The Interior Life
1. Human life is threefold. First, there is the physical life, that is, the life of the body animated by the soul. Then there is the intellectual life, through which the soul searches for truth and controls the powers of the body. Finally, there is the supernatural life, which leads us towards Christian perfection and unites us to God, the source of goodness and happiness.
These three levels of life are all good in themselves, but form a hierarchy in which the primacy is held by the spiritual life. Physical life is a gift from God, but must remain subordinate to the spiritual life. If it were given precedence over reason and over the natural and divine law, our proper scale of values would be upset and we should fall prey to a host of sinful inclinations. The same applies to the intellectual life. God endowed us with intelligence to enable us to know the truth, explore the secrets of the universe, and use them for our own welfare.
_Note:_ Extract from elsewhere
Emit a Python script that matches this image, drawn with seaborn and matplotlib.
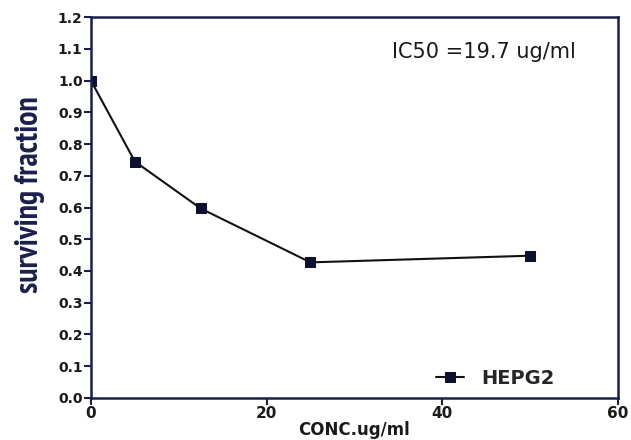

If the intellect fails to ascend to the knowledge of God from its knowledge of worldly objects and ceases to be inspired by a high regard for virtue, its achievements can lead eventually to death and destruction.
The supernatural life, which is nourished by divine grace, perfects man. All our physical powers and spiritual faculties should be dominated by this life, which Jesus Christ came into the world to bring to us. We can have this life if we obey His commands, control our passions, pray fervently, resign ourselves to His will, and perform all our actions for love of Him.
2. The daily struggle for existence gradually wears down both the physical and the intellectual life. The same can happen to the supernatural life. The long process of self-denial, acceptance of crosses, and efforts to achieve perfection, can be very difficult and very tiring. Often we feel weary and discouraged, but on these occasions we must recall the words of Jesus. “I am the way, and the truth, and the life.” (John 14:6) “Come to me, all you who labour and are burdened, and I will give you rest.” (Mt. 11:28)
3. Let us go to Jesus when we are worn out by conflict and have no strength left. Let us go to Him when we feel that we can walk no farther along the stony path to perfection. He will help us and restore our courage; He will grant us an increase of grace, which is the source of the spiritual life.
It is essential, however, that we should have a spirit of recollection. If we are dissipated, we shall be unable to hear the voice of God. We must speak with God and open our hearts to Him; we must tell Him that we love Him and wish to learn to love Him more and to conform more completely to His designs for us. Then we shall find peace and contentment in the interior life such as the world can neither know nor communicate.